Indonesia's pious information minister, Tifatul Sembiring, is in hot water for touching the hand of First Lady Michelle Obama, in what he describes as forced contact. The politician flaunts his conservatism as a Muslim and claims to avoid touching women who aren't family members, the Associated Press reports.
Indonesia -- which has the world's largest Islamic population, the vast majority moderate -- had been debating how to handle encounters between the first lady and observant Muslim officials far in advance of the Obamas' arrival in the country Monday.
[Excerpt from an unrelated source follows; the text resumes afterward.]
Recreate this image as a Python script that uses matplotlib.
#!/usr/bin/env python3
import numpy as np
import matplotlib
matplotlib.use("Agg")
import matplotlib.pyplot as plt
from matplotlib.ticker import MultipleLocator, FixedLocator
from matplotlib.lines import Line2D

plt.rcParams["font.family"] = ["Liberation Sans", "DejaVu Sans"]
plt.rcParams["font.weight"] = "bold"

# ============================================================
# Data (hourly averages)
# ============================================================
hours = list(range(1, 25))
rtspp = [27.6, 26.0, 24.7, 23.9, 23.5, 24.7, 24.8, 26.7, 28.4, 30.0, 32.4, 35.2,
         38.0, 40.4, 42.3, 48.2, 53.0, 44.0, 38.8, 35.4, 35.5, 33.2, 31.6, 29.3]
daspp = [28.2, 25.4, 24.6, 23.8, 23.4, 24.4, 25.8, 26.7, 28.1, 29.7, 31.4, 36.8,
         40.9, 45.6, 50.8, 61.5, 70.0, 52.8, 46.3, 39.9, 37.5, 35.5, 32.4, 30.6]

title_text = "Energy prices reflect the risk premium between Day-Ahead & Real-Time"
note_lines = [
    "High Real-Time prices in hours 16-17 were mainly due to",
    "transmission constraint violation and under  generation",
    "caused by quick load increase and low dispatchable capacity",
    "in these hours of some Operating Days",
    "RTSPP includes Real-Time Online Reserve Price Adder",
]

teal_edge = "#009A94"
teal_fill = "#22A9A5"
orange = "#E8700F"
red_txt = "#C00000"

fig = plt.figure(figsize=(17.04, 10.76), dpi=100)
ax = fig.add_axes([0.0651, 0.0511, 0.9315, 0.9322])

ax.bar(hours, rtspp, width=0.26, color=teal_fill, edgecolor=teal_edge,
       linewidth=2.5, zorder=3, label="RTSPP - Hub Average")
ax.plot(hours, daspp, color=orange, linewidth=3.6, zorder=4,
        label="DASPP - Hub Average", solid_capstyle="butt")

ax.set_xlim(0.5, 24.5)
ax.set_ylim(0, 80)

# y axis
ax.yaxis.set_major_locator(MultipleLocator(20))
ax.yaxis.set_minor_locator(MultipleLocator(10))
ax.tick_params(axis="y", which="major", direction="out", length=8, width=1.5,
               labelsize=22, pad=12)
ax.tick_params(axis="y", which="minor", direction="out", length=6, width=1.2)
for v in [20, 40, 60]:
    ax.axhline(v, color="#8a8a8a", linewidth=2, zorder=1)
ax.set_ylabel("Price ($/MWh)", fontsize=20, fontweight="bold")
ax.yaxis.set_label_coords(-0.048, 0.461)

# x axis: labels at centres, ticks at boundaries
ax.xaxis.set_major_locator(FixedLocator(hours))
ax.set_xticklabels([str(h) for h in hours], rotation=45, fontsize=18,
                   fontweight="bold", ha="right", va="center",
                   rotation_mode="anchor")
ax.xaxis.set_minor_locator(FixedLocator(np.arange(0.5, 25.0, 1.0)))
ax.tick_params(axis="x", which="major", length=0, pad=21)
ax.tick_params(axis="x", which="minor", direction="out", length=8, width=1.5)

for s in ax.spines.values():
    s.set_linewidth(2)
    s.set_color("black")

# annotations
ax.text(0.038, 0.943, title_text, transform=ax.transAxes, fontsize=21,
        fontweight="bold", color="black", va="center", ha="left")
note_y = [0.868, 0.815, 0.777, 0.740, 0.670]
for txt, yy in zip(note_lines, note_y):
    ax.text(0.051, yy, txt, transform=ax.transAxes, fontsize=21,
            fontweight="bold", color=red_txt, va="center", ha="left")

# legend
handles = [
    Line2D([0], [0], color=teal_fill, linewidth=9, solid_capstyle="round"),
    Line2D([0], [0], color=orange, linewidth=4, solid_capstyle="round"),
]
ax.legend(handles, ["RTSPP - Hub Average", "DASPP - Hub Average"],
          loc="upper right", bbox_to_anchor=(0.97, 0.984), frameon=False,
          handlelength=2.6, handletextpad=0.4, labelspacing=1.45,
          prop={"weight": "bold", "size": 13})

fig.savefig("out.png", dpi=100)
Sembiring sought to deflect criticism by claiming Tuesday's skin-to-skin contact was all Michelle Obama's fault. "I tried to prevent [being touched] with my hands but Mrs. Michelle held her hands too far toward me [so] we touched," Tifatul Sembiring explained on his Twitter page (according to a translation provided in the AP report).
Some local observers laughed at that idea, and one female reporter gleefully said he wouldn't be able to avoid shaking her hand anymore, AP reported.
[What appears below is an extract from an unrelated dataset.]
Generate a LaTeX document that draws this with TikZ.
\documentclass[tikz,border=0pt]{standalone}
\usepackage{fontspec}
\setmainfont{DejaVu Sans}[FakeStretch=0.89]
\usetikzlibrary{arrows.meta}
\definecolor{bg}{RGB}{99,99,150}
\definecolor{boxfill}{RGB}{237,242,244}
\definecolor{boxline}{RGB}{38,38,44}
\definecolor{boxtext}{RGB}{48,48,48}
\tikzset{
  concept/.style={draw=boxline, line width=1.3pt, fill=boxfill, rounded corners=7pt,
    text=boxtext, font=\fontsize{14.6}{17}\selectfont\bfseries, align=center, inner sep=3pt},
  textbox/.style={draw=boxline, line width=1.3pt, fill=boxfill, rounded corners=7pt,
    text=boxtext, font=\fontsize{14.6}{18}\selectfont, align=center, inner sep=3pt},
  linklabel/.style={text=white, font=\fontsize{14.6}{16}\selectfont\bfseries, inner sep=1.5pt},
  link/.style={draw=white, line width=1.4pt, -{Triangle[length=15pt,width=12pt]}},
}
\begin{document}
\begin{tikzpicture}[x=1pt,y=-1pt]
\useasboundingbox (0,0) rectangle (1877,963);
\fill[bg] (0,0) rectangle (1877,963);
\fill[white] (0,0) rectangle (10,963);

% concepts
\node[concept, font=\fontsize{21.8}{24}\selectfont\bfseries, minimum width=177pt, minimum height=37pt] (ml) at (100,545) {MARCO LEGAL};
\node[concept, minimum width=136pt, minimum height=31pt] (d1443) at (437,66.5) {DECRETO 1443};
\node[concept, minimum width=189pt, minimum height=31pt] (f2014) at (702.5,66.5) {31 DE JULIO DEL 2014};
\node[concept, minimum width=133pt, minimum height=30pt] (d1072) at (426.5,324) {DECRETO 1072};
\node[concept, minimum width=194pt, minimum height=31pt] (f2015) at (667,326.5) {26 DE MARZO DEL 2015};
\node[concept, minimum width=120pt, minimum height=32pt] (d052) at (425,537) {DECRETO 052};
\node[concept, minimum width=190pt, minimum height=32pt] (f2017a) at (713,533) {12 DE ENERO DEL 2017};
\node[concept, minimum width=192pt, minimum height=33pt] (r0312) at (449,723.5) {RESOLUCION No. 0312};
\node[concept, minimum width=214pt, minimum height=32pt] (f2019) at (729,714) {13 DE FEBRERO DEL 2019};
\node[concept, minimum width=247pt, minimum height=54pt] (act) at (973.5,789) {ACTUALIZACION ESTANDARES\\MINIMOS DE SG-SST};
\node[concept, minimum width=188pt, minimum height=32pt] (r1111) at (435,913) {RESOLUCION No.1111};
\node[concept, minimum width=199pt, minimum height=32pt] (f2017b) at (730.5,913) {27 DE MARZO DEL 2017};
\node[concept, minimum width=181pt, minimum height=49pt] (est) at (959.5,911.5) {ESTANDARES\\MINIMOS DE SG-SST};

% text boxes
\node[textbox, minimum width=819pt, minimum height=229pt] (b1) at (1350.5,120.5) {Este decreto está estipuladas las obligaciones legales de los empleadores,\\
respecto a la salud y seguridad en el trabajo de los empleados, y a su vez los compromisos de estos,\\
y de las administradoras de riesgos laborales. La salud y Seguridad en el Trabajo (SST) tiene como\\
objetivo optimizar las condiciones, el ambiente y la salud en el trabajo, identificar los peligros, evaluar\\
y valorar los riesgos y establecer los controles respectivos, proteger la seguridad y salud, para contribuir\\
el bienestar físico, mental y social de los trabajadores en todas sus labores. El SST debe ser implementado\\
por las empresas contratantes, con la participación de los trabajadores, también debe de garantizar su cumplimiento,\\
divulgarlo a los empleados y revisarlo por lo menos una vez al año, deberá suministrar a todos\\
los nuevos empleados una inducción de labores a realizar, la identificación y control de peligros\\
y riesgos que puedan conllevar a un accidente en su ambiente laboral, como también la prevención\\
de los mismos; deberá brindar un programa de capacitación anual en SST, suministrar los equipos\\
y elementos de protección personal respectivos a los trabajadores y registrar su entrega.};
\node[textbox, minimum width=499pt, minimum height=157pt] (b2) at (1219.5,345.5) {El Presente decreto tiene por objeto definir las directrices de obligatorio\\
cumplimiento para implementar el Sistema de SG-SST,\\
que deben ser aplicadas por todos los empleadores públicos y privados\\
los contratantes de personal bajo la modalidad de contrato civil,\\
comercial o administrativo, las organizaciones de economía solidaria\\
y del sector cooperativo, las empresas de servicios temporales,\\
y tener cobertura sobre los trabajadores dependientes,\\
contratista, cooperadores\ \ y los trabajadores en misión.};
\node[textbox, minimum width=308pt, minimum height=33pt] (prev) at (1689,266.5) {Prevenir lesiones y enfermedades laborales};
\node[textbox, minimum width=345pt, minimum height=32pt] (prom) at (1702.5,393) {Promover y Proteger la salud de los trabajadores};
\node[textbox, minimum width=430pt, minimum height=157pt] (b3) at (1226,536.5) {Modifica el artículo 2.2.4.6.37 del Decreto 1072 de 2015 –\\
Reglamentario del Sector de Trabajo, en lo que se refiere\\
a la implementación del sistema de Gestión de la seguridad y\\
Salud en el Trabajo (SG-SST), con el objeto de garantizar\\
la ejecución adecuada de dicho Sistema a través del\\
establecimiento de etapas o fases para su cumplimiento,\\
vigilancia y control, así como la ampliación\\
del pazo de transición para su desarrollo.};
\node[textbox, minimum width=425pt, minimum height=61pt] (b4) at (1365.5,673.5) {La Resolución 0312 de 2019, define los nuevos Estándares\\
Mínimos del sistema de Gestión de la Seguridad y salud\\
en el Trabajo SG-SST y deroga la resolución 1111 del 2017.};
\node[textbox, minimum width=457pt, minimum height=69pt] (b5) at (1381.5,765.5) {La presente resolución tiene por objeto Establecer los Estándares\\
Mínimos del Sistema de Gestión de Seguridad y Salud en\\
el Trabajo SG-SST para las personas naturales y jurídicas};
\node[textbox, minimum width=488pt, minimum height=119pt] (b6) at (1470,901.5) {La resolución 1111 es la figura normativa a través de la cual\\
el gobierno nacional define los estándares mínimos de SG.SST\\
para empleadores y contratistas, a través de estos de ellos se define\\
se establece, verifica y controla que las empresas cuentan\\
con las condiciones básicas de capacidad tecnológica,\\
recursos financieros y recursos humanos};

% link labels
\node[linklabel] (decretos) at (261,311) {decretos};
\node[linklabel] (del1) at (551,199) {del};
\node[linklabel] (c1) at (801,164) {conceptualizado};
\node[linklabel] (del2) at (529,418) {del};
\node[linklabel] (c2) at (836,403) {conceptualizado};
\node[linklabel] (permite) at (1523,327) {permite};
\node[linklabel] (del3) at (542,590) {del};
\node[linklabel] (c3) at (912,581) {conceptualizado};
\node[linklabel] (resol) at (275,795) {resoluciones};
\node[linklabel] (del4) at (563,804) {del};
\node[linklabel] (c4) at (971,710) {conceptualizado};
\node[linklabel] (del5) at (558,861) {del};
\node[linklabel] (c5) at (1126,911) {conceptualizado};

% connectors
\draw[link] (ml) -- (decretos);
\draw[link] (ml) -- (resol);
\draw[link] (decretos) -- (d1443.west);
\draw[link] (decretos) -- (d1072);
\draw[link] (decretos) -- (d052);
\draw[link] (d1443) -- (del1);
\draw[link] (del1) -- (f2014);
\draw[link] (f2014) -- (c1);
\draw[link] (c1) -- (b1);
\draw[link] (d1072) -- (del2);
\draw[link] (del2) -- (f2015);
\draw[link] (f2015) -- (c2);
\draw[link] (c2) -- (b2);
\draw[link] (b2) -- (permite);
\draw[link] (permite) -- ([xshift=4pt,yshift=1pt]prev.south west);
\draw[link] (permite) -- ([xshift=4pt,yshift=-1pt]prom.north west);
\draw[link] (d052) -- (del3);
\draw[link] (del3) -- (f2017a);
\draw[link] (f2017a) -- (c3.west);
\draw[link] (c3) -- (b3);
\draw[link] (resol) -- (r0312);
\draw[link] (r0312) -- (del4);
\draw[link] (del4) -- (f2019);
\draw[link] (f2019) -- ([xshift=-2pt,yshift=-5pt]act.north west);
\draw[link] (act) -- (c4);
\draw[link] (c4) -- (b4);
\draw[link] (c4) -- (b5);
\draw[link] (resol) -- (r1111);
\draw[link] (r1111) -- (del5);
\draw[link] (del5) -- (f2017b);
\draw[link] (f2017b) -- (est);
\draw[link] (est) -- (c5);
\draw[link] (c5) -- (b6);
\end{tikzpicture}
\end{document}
Video of the moment does seem to contradict Sembiring's characterization of the encounter -- but you be the judge. The video is below:
Sembiring was part of a group of Indonesian dignitaries who greeted the Obamas in a receiving line when they arrived in Jakarta.
Most Indonesian Muslims hew to more moderate versions of the faith that permit casual contact between the sexes. As a result, some Indonesians have assailed Sembiring's rationale for the handshake, suggesting that it's an example of conservative Muslim hypocrisy to excuse the sort of conduct that he readily castigates in others. The minister has blamed natural disasters on moral failings and has joked about AIDS, the Associated Press reports.
Regional handshake kerfuffle aside, the visit is a big deal in Indonesia, where President Obama spent much of his childhood. According to the Associated Press, "Indonesians gathered around television sets across the country to watch the American president touch down. Children at the school he attended practiced a song dedicated to him just in case he visited."
In public statements, Obama has likewise stressed the importance of the visit for him.
"It's wonderful to be here, although I have to tell you that when you visit a place that you spent time in as a child as the president, it's a little disorientating," he told reporters Tuesday morning.
The president and first lady will spend roughly 24 hours in the country, hoping to improve ties with the Muslim world and open up opportunities for American businesses.
But Obama definitely appears to have his work cut out for him. Over the past several days, the presidential visit has sparked widespread protests from Muslims in the region.
[Related: Obama makes long-awaited return to Indonesia]
"We don't see the differences between Obama and Bush -- they both oppress Muslims, they both have blood on their hands," Ismail Yusanto, a spokesman for a Muslim group in Indonesia, told CNN. "That's why we reject Obama, and we don't believe that he's reaching out to Muslims."